La paciencia es operativa cuando piensas que la espera, finalmente, va a llevar a que puedas intervenir en el cambio de circunstancias y mejorar la situación. Pero en el momento en que pierdes la esperanza de lograr un cambio, entras en el peor de los mundos.

Los que siempre están impacientes son los jóvenes. En ellos la frase característica es: "esto no puede ser", pero la verdad es que puede ser porque es, y todo lo que es, es porque puede ser. En estos casos lo que deberíamos hacer es intentar arreglarlo, pero no verlo como una alteración del orden del universo, porque todas las cosas que ocurren por atroces que sean, pueden ser y son.

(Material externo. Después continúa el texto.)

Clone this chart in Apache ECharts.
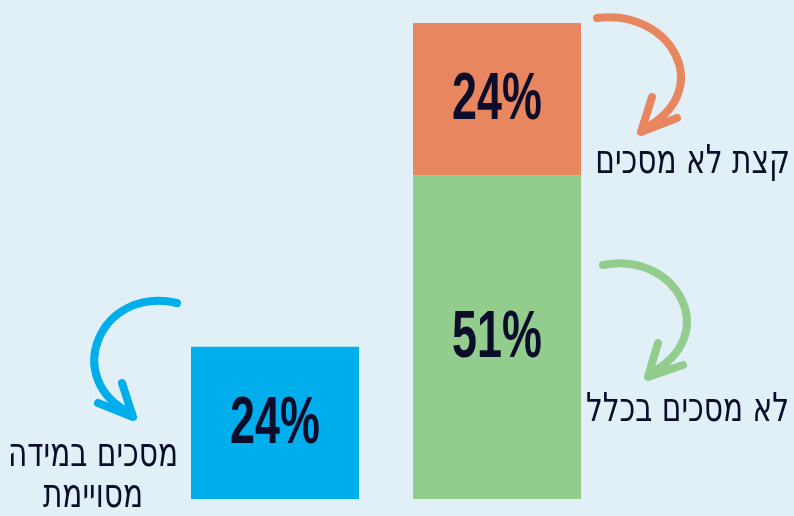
<!DOCTYPE html>
<html>
<head>
<meta charset="utf-8">
<script src="https://cdn.jsdelivr.net/npm/echarts@6/dist/echarts.min.js"></script>
<style>
  html, body { margin: 0; padding: 0; background: #e1f0f6; }
  #chart { width: 794px; height: 516px; }
</style>
</head>
<body>
<div id="chart"></div>
<script>
// שתי עמודות: מסכים במידה מסוימת / לא מסכים (מוערם)
var categories = ['מסכים במידה מסויימת', 'לא מסכים'];
var seriesNames = ['מסכים במידה מסויימת', 'לא מסכים בכלל', 'קצת לא מסכים'];
var blueValues = [24, '-'];
var greenValues = ['-', 51];
var orangeValues = ['-', 24];

var darkText = '#0b0d2b';
var hebFont = '"DejaVu Sans", sans-serif';

var chart = echarts.init(document.getElementById('chart'));

// מיקום התוויות: אמצע כל מקטע בעמודה
var labelData = [];
var bases = [0, 0];
[blueValues, greenValues, orangeValues].forEach(function (arr) {
    for (var i = 0; i < arr.length; i++) {
        if (arr[i] === '-') continue;
        labelData.push([i, bases[i] + arr[i] / 2, arr[i]]);
        bases[i] += arr[i];
    }
});

function arrow(color, curve, head) {
    return [{
        type: 'bezierCurve',
        shape: curve,
        style: { stroke: color, lineWidth: 8, lineCap: 'round', fill: null }
    }, {
        type: 'polyline',
        shape: { points: head },
        style: { stroke: color, lineWidth: 8, lineCap: 'round', lineJoin: 'round', fill: null }
    }];
}

function hebText(txt, x, y, align) {
    return {
        type: 'text', x: x, y: y, scaleX: 0.74,
        style: { text: txt, fontSize: 40, fontFamily: hebFont, fill: darkText,
                 align: align, verticalAlign: 'middle' }
    };
}

var option = {
    backgroundColor: '#e1f0f6',
    animation: false,
    grid: { left: 164, right: 186, top: 23, bottom: 17 },
    xAxis: {
        type: 'category',
        data: categories,
        axisLine: { show: false },
        axisTick: { show: false },
        axisLabel: { show: false }
    },
    yAxis: {
        type: 'value',
        min: 0,
        max: 75,
        axisLine: { show: false },
        axisTick: { show: false },
        axisLabel: { show: false },
        splitLine: { show: false }
    },
    series: [
        { name: seriesNames[0], type: 'bar', stack: 'all', barWidth: 168, data: blueValues,
          itemStyle: { color: '#00aeeb' } },
        { name: seriesNames[1], type: 'bar', stack: 'all', barWidth: 168, data: greenValues,
          itemStyle: { color: '#92cd8e' } },
        { name: seriesNames[2], type: 'bar', stack: 'all', barWidth: 168, data: orangeValues,
          itemStyle: { color: '#e8875f' } },
        {
            type: 'custom',
            data: labelData,
            z: 10,
            renderItem: function (params, api) {
                var pt = api.coord([api.value(0), api.value(1)]);
                return {
                    type: 'text',
                    x: pt[0], y: pt[1] + 2,
                    scaleX: 0.68,
                    style: {
                        text: api.value(2) + '%',
                        fontSize: 66,
                        fontWeight: 'bold',
                        fontFamily: '"Liberation Sans", Arial, sans-serif',
                        fill: darkText,
                        align: 'center',
                        verticalAlign: 'middle'
                    }
                };
            }
        }
    ],
    graphic: [].concat(
        arrow('#e8875f',
            { x1: 597, y1: 18, cpx1: 672, cpy1: 8, cpx2: 718, cpy2: 92, x2: 642, y2: 130 },
            [[652, 97], [641, 132], [677, 118]]),
        arrow('#92cd8e',
            { x1: 603, y1: 265, cpx1: 675, cpy1: 250, cpx2: 725, cpy2: 335, x2: 649, y2: 374 },
            [[658, 343], [648, 377], [683, 365]]),
        arrow('#00aeeb',
            { x1: 177, y1: 303, cpx1: 100, cpy1: 285, cpx2: 60, cpy2: 380, x2: 132, y2: 414 },
            [[122, 383], [133, 417], [98, 403]]),
        [
            hebText(seriesNames[2], 790, 163, 'right'),
            hebText(seriesNames[1], 789, 411, 'right'),
            hebText('מסכים במידה', 93, 456, 'center'),
            hebText('מסויימת', 93, 497, 'center')
        ]
    )
};

chart.setOption(option);

window.onresize = function () {
    chart.resize();
};
</script>
</body>
</html>
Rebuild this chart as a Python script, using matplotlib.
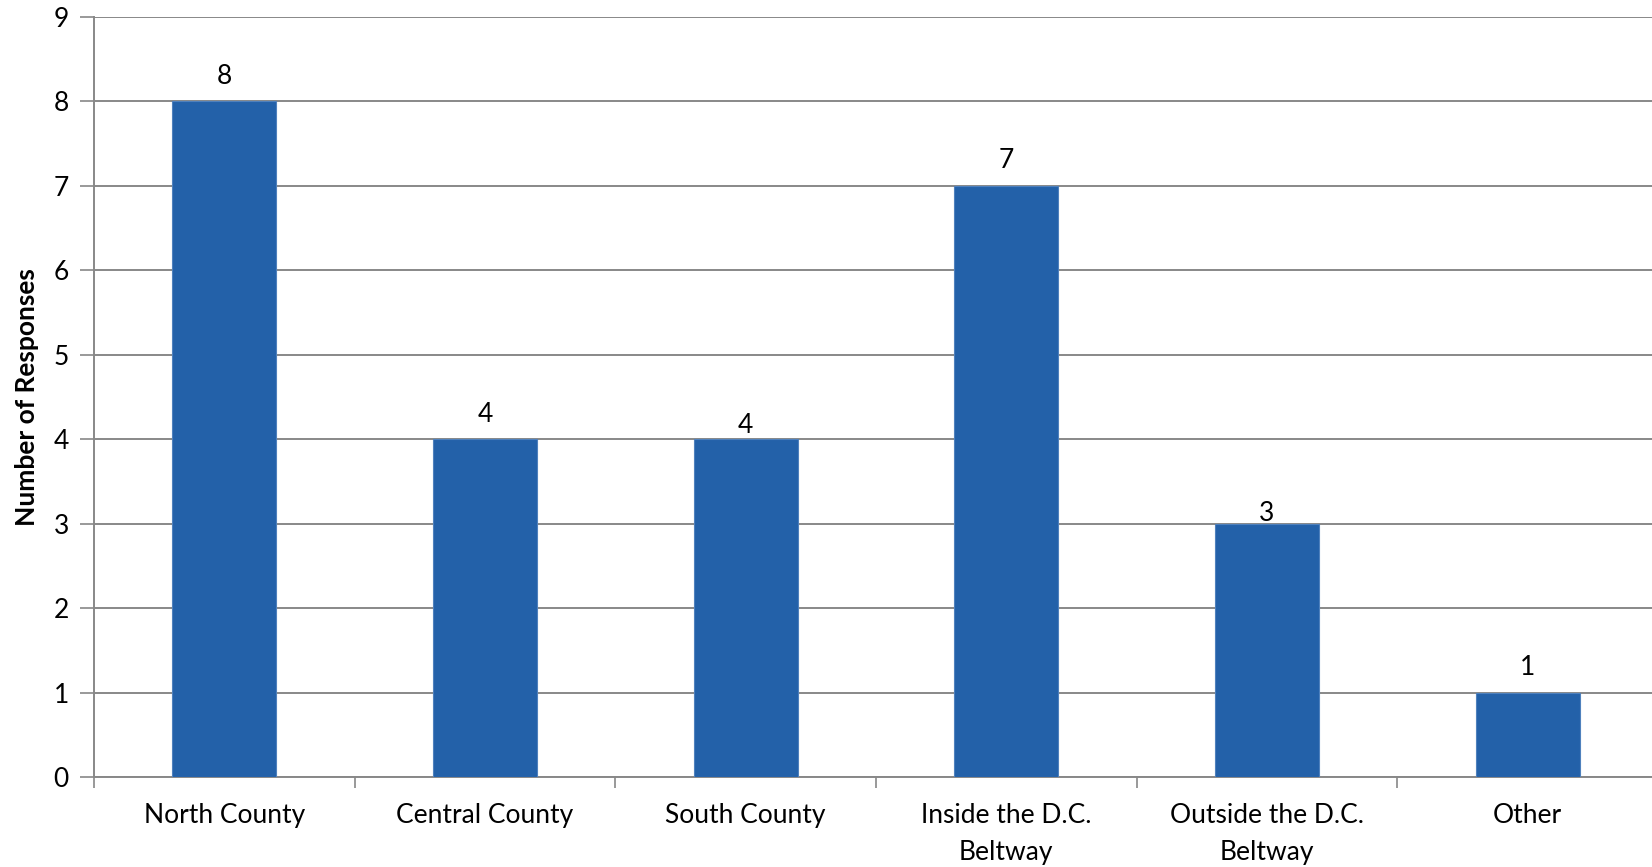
import matplotlib.pyplot as plt
import numpy as np

categories = ['North County', 'Central County', 'South County',
              'Inside the D.C.\nBeltway', 'Outside the D.C.\nBeltway', 'Other']
responses = [8, 4, 4, 7, 3, 1]
label_offsets = [9, 9, 1, 9, -2, 9]  # points above bar top, as in original

plt.rcParams['font.family'] = ['Lato', 'DejaVu Sans']

fig = plt.figure(figsize=(16.52, 8.67), dpi=100)
ax = fig.add_axes([94 / 1652, 1 - 777 / 867, (1658 - 94) / 1652, (777 - 17) / 867])

x = np.arange(len(categories))
bars = ax.bar(x, responses, width=0.40, color='#2361A9', edgecolor='#4F81BD',
              linewidth=0.8, zorder=3)

for xi, v, off in zip(x, responses, label_offsets):
    ax.annotate(str(v), (xi, v), xytext=(0, off), textcoords='offset points',
                ha='center', va='bottom', fontsize=19, zorder=4)

ax.set_xlim(-0.5, len(categories) - 0.5)
ax.set_ylim(0, 9)
ax.set_yticks(range(0, 10))
ax.tick_params(axis='y', labelsize=19, length=10, width=1.2, color='#888888', pad=8)

ax.set_xticks(x)
ax.set_xticklabels(categories, fontsize=19, linespacing=1.58)
ax.set_xticks(np.arange(-0.5, len(categories)), minor=True)
ax.tick_params(axis='x', which='major', length=0, pad=19)
ax.tick_params(axis='x', which='minor', length=8, width=1.2, color='#888888')

ax.yaxis.grid(True, color='#888888', linewidth=1.4, zorder=0)
for s in ['top', 'right']:
    ax.spines[s].set_visible(False)
ax.spines['left'].set_color('#888888')
ax.spines['left'].set_linewidth(1.4)
ax.spines['bottom'].set_color('#888888')
ax.spines['bottom'].set_linewidth(1.4)

fig.text(27 / 1652, 1 - 397 / 867, 'Number of Responses', rotation=90,
         ha='center', va='center', fontsize=19, fontweight='bold')

fig.savefig('out.png', dpi=100)
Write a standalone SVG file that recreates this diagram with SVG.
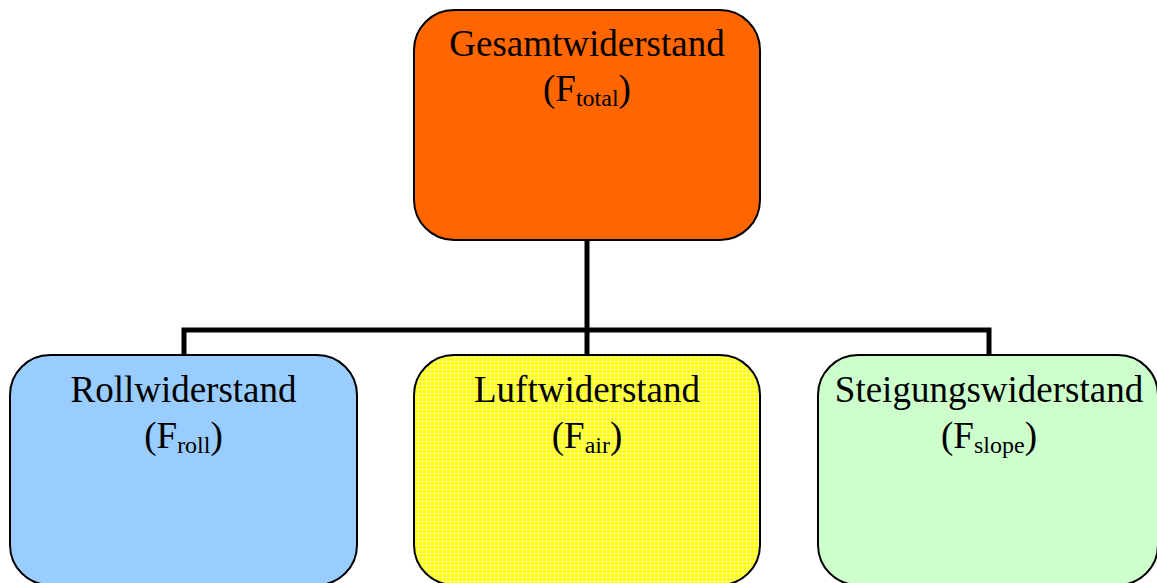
<svg xmlns="http://www.w3.org/2000/svg" width="1157" height="583" viewBox="0 0 1157 583">
<style>
.box{stroke:#000;stroke-width:2}
.t{font-family:"Liberation Serif","Times New Roman",serif;font-size:37px;fill:#000;text-anchor:middle}
.sub{font-size:24px}
.conn{fill:none;stroke:#000;stroke-width:5}
</style>
<defs>
<pattern id="grid" width="4" height="4" patternUnits="userSpaceOnUse">
<rect width="4" height="4" fill="#FFFF00"/>
<rect x="0" y="1" width="4" height="1" fill="#FFFF88"/>
<rect x="2" y="0" width="1" height="4" fill="#FFFF88"/>
</pattern>
</defs>
<rect width="1157" height="583" fill="#fff"/>
<g id="connectors">
<line class="conn" x1="587" y1="239" x2="587" y2="356"/>
<polyline class="conn" points="184,356 184,330 989,330 989,356"/>
</g>
<g id="total">
<rect class="box" x="414" y="10" width="346" height="230" rx="40" ry="40" fill="#FF6600"/>
<text class="t" x="587" y="56">Gesamtwiderstand</text>
<text class="t" x="587" y="101">(F<tspan class="sub" dy="5">total</tspan><tspan dy="-5">)</tspan></text>
</g>
<g id="roll">
<rect class="box" x="10" y="355" width="347" height="230" rx="40" ry="40" fill="#99CCFF"/>
<text class="t" x="183.5" y="402">Rollwiderstand</text>
<text class="t" x="183.5" y="448">(F<tspan class="sub" dy="5">roll</tspan><tspan dy="-5">)</tspan></text>
</g>
<g id="air">
<rect class="box" x="414" y="355" width="346" height="230" rx="40" ry="40" fill="url(#grid)"/>
<text class="t" x="587" y="402">Luftwiderstand</text>
<text class="t" x="587" y="448">(F<tspan class="sub" dy="5">air</tspan><tspan dy="-5">)</tspan></text>
</g>
<g id="slope">
<rect class="box" x="818" y="355" width="340" height="230" rx="40" ry="40" fill="#CCFFCC"/>
<text class="t" x="989" y="402">Steigungswiderstand</text>
<text class="t" x="989" y="448">(F<tspan class="sub" dy="5">slope</tspan><tspan dy="-5">)</tspan></text>
</g>
</svg>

Esto no quiere decir que nos resignemos, y si el problema dura diez segundos, años o meses, puede durar otros diez, lo que debemos hacer en esos plazos es intentar resolver la dificultad.

Es difícil ver el resultado final de ser paciente. Salvo con los hijos, con quienes en general, tienes una relación por el resto de tu existencia.

Distinta es mi visión como profesor universitario. A los educandos los ves un año y después desaparecen de tu vida y nunca sabes si lo que has hecho con paciencia ha tenido alguna utilidad. En algunas oportunidades, te encuentras con uno de ellos y te dice: "Leí aquel libro que me dijiste, tú no sabes lo que significó para mí", pero eso rara vez pasa.

La vida del educador siempre tiende a la esquizofrenia. Es el sector de trabajadores, donde se da la mayor tasa de enfermedades mentales. Los maestros mal pagados, desatendidos por la sociedad, se enfrentan con alumnos totalmente zafados. Ante el menor elemento coercitivo que utilizan para normalizar una clase les cae encima una inspección, o un padre ofendidísimo por cómo tratan a su pobre hijo. Lo real es que un educador que quiera mantener cierta disciplina está muy desprotegido.

El docente nunca debería actuar con ira, sino castigar explicando el sentido del castigo. Sin embargo, aún existen maestros que ejercen el don de la paciencia, porque todavía siguen creyendo que pueden imponer sanciones, o hacer valer su autoridad de manera razonable. Pero la mayoría se ha resignado. Amigos maestros y profesores me dicen "hombre, ya no me importa que estén escuchando tal o cual cosa con sus auriculares mientras están en mi clase; pero cuando se paran encima de la mesa, ponen la música a todo lo que da y de paso comienza a magrearse con una chica que tienen al lado…¡ me distraen!.. No espero que se reformen, pero por lo menos que me dejen dar clase y cumplir con mi trabajo".

Yo recuerdo a un paciente profesor de Hispánica que tuve en el primer año de la facultad. Daba unas clases de literatura que no me interesaban en lo más mínimo. El tema de la materia me encantaba, pero en sus manos era la más aburrida del mundo. Sin embargo, me enseñó algo extraordinariamente útil, porque desde el primer día se empeñó en que teníamos, sin ninguna posibilidad de excusas, que aprender a escribir a máquina. Insistió, insistió con toda su paciencia, algo que a mí me parecía agobiante, hasta que me compré una maquinita de escribir y aprendí con los tres dedos. Entonces a este hombre, de cuyas clases no me acuerdo absolutamente nada, le debo una de las cosas más útiles que he aprendido en mi vida.